Bottom line: Lenovo’s big job cuts at Motorola could auger a write-off of the brand in the next half year, while Xiaomi’s huge offline expansion looks necessary but will further undermine its trendy high-tech image.
Two former smartphone high-flyers are in the headlines today, with PC giant Lenovo (HKEx: 992) and Xiaomi both taking steps to try and regain their former glory. Lenovo’s move looks like a major retreat for its struggling Motorola brand, which has just slashed more than half of its staff. Meantime, Xiaomi has just rolled out two higher-end models in a bid to go upscale. But what caught my attention were details of the company’s plans to sharply boost its offline presence in the latest reports.
Both stories reflect companies in transition, after each tumbled from the ranks of China’s top smartphone brands due to failure to build a loyal customer base. Lenovo bought Motorola for $2.9 billion 2 years ago and was hoping to position the faded brand as its premium product line. Meantime, Xiaomi skyrocketed to fame 3 years ago partly on an online-only sales model that helped it control costs and position itself as a trendy, cutting-edge brand.
But of course times have changed since then. Lenovo never managed to revive Motorola, even as sales plummeted for its own cheap Lenovo brand phones. I’ve said for a while that Lenovo should simply write off Motorola and try a new approach, and that could finally be happening with these latest job cuts.
According to the latest reports, Lenovo has just slashed nearly 1,000 jobs company-wide, with about half of those at its Motorola operations. (Chinese article) Following the move, Motorola’s headcount has been reduced to just 700, from a previous 1,200. Many of the cut Motorola workers were based outside China, and received only a day’s notice that their jobs were being eliminated.

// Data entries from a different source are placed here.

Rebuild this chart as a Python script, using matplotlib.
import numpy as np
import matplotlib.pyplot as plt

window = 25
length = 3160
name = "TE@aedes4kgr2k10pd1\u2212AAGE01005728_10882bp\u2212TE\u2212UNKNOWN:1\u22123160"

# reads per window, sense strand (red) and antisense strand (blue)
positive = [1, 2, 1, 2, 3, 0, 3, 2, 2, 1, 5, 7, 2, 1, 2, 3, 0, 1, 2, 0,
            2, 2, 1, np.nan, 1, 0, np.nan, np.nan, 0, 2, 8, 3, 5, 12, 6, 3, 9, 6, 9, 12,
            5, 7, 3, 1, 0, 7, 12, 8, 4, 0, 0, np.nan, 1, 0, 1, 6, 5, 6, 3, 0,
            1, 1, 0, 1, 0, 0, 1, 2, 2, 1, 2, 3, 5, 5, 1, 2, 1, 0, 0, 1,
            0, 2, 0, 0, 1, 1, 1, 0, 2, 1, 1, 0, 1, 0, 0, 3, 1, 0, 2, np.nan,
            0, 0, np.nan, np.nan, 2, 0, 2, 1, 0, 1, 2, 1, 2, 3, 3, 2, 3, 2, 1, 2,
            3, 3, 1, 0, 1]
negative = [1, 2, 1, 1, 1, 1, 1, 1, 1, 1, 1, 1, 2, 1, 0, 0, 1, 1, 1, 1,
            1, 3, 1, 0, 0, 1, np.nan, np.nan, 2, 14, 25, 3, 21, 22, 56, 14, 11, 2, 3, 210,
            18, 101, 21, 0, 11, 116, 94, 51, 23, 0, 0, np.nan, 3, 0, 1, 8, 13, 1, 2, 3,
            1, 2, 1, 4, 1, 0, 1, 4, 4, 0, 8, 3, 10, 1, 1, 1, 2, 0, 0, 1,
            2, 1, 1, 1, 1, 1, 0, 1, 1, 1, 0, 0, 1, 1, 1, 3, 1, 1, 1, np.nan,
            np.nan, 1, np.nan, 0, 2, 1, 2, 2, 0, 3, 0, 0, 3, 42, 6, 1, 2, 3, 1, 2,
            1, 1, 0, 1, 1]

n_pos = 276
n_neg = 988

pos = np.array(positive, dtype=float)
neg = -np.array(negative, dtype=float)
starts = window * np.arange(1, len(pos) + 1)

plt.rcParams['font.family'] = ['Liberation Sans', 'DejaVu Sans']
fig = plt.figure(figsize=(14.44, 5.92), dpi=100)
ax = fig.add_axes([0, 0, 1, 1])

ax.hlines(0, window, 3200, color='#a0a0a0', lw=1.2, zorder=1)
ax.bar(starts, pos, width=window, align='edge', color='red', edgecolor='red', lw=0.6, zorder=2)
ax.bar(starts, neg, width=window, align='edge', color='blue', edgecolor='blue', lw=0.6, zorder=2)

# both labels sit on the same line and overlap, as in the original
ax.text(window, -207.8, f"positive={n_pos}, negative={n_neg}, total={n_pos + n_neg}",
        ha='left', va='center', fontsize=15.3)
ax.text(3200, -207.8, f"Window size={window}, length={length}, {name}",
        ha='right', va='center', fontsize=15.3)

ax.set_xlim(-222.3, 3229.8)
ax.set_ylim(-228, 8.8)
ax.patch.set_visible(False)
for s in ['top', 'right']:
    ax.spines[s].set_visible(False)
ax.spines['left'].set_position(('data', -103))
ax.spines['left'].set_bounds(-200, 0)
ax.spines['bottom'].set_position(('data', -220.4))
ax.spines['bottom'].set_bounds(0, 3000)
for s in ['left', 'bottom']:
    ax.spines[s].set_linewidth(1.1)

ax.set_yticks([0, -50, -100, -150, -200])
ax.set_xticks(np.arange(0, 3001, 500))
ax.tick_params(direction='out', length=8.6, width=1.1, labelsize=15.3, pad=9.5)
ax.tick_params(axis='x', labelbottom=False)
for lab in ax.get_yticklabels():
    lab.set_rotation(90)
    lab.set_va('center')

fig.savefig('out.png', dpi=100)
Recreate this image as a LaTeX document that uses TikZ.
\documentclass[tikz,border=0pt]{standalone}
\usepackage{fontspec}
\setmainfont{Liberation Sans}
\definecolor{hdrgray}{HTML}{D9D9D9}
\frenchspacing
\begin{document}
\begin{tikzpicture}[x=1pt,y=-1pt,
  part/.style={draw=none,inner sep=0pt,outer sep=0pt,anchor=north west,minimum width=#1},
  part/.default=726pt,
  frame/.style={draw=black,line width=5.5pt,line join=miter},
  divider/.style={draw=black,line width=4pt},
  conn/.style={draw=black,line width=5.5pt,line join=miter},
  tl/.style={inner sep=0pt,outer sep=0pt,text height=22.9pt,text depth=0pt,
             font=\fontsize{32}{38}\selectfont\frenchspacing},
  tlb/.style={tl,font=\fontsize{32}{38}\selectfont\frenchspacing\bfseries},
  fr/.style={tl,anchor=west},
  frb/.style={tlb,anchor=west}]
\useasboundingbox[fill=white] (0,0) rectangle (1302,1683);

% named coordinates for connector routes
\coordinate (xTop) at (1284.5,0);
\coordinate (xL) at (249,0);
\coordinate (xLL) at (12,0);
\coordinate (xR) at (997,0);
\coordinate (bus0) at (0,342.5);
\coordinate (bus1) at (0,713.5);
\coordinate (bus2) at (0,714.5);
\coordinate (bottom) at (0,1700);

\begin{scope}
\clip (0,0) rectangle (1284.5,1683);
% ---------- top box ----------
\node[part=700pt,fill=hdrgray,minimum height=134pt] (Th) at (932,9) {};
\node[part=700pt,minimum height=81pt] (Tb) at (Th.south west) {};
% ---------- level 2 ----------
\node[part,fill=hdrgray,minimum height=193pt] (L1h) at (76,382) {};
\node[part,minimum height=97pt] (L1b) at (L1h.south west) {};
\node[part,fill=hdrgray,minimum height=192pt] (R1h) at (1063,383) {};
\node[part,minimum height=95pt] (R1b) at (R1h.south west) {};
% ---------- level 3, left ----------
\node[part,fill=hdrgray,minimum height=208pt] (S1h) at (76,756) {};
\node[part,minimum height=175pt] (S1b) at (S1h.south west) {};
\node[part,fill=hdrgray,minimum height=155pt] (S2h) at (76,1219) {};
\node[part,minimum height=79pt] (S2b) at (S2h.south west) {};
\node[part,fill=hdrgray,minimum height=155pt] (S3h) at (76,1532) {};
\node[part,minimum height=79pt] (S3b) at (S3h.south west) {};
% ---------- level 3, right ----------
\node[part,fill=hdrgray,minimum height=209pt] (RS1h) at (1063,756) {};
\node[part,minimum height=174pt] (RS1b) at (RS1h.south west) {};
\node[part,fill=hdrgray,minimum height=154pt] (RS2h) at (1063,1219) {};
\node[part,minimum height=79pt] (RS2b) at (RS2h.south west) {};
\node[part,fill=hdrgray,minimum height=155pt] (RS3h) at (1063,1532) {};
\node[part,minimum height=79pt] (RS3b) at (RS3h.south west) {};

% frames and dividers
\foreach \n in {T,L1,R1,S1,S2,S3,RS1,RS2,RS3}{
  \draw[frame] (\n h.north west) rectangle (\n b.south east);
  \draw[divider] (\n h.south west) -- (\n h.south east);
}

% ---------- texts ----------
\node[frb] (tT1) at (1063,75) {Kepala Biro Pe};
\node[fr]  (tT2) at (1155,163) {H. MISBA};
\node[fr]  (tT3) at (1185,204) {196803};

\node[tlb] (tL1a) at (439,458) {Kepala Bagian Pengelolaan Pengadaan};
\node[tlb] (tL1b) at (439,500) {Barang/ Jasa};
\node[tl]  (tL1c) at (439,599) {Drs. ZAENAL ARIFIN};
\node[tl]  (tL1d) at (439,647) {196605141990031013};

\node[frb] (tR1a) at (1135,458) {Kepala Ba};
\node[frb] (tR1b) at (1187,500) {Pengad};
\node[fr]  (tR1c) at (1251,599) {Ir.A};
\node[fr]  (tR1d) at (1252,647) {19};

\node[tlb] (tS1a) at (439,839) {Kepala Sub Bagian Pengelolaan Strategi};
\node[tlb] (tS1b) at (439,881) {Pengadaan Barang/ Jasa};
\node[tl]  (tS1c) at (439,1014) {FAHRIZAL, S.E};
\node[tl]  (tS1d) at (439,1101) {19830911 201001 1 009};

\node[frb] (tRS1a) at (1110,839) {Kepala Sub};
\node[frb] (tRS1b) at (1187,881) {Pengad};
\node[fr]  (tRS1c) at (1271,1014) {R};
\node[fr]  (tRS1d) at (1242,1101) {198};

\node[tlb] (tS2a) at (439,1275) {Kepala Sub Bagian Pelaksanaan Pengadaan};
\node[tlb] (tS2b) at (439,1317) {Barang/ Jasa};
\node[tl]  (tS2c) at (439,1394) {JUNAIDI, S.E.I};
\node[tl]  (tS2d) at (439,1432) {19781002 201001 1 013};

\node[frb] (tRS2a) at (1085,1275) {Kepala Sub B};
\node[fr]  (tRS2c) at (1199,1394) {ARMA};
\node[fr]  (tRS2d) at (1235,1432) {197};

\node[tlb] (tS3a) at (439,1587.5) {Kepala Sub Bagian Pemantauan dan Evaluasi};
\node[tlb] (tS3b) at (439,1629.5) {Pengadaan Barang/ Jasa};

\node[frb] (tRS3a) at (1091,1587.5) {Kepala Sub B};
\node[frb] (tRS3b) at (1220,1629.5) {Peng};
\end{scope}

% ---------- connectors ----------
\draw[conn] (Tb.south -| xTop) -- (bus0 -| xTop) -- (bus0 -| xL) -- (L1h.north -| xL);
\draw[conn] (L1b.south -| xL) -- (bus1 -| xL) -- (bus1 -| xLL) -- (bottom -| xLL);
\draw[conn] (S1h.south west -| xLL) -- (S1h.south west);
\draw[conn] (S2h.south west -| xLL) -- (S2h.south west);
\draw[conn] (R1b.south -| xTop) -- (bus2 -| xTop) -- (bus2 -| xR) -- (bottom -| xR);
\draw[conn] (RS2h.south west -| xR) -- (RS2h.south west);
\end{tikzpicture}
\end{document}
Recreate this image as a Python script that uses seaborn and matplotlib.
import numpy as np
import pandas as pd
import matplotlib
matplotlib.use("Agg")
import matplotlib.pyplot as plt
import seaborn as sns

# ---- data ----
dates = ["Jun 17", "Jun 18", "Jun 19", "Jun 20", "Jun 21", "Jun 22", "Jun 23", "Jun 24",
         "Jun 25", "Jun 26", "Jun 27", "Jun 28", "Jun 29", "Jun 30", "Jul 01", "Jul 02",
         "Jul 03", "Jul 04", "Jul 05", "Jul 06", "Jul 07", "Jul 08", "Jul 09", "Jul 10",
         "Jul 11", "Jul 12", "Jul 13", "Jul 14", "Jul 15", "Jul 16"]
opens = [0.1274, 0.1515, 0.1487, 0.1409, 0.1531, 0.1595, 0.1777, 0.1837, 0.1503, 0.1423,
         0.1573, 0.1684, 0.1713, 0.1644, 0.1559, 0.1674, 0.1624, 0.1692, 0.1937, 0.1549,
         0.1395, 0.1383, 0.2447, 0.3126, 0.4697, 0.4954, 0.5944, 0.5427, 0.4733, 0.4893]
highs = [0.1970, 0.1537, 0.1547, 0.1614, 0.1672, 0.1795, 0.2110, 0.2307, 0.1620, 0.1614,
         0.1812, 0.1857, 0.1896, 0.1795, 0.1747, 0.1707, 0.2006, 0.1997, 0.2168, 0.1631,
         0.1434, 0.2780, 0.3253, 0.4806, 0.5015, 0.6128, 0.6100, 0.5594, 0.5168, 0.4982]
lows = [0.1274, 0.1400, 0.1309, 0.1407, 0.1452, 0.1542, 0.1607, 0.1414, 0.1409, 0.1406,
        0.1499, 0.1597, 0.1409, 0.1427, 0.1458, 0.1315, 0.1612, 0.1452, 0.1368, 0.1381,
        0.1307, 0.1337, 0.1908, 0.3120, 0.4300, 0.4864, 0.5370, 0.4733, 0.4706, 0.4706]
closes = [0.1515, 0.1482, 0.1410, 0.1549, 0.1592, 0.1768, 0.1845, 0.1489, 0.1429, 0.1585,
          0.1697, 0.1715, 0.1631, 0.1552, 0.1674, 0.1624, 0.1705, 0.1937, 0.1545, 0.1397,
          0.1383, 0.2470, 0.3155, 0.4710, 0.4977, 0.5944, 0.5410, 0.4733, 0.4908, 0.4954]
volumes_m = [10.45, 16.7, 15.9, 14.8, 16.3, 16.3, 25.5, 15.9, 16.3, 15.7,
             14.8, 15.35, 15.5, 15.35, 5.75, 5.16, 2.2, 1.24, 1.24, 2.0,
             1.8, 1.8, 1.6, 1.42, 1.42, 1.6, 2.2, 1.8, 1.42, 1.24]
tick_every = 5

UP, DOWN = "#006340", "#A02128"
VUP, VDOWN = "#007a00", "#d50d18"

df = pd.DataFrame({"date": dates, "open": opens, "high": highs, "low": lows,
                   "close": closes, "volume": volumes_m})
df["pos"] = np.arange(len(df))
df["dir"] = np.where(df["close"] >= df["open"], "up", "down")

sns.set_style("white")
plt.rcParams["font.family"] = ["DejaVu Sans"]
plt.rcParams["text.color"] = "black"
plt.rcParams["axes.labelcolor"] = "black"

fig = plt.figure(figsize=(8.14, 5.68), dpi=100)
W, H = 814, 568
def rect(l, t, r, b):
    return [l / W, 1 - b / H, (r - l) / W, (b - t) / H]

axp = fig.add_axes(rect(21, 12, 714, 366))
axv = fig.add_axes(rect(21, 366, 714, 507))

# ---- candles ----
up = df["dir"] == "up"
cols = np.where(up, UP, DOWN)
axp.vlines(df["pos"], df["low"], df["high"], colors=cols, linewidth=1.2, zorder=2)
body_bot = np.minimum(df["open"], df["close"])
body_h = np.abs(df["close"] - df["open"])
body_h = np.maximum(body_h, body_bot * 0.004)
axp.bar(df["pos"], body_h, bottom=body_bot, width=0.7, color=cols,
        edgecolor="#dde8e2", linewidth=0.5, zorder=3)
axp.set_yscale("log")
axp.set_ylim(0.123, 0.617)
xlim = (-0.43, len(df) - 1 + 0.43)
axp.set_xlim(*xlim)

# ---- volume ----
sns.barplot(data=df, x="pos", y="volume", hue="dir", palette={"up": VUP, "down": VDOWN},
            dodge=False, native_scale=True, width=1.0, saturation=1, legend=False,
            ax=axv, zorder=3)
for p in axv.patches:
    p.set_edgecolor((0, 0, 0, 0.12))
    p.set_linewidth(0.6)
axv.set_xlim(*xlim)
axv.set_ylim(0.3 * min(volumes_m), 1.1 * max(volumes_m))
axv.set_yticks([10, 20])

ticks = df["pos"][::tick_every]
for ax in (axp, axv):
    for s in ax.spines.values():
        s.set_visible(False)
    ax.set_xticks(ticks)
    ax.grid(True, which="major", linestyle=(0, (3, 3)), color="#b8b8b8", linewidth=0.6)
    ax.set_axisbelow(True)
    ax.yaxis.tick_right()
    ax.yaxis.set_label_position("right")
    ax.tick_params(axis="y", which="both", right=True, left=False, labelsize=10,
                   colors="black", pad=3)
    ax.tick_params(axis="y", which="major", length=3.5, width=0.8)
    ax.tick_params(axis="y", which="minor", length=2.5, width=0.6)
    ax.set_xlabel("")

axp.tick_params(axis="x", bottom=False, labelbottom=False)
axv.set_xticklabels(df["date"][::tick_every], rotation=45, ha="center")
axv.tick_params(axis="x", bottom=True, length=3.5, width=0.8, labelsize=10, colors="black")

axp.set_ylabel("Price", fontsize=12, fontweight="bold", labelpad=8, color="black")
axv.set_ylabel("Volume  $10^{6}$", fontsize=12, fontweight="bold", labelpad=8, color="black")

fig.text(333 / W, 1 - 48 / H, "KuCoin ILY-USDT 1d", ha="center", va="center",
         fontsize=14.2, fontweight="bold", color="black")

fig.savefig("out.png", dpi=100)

These latest cuts are probably part of a broader restructuring announced earlier this year that saw Lenovo say it would eliminate 3,200 jobs, or about 5 percent of its workforce. It now appears that Motorola is taking some of the biggest cuts under that program. Perhaps this latest reduction hints that Lenovo will finally shutter the unit completely soon, a move that would help it to focus on its newer Zuk brand.
Xiaomi Goes Upscale
Next there’s Xiaomi, which is still able to attract attention to its new product launches despite its rapidly sliding sales. That fact owes partly to the company’s earlier glory days when it rapidly rose to become China’s leading player and the third best-selling global brand, thanks to a savvy marketing strategy by its charismatic CEO Lei Jun.
Lei was front-and-center at the latest product launch in Beijing, unveiling 2 new models including one selling for a relatively high 2,599 yuan ($390). (English article; Chinese article) The price is less than half of what most iPhones cost, but media are still calling the new products Xiaomi’s attempt to challenge the much larger Apple (Nasdaq: AAPL) in the higher end of the market.
But what most caught my attention in the reports was word that Xiaomi is planning to sharply boost its offline store count. The company originally sold its products only online, in a savvy strategy that helped it manipulate supply to create artificial shortages that added to its buzz. But as its sales stalled, it finally shifted that strategy and began selling its smartphones through traditional offline stores earlier this year.
The latest reports say Xiaomi will sharply ratchet up that strategy, with plans to operate 1,000 stores by 2020 — up from just 25 now. That not only marks a divergence from its original strategy, but also a major break with role model Apple, which operates a far smaller number of large, trendy stores in major cities. Against that backdrop, the latest move by Xiaomi looks somewhat desperate and aimed at becoming more mainstream, even if such a shift is necessary if it hopes to reverse its sliding momentum.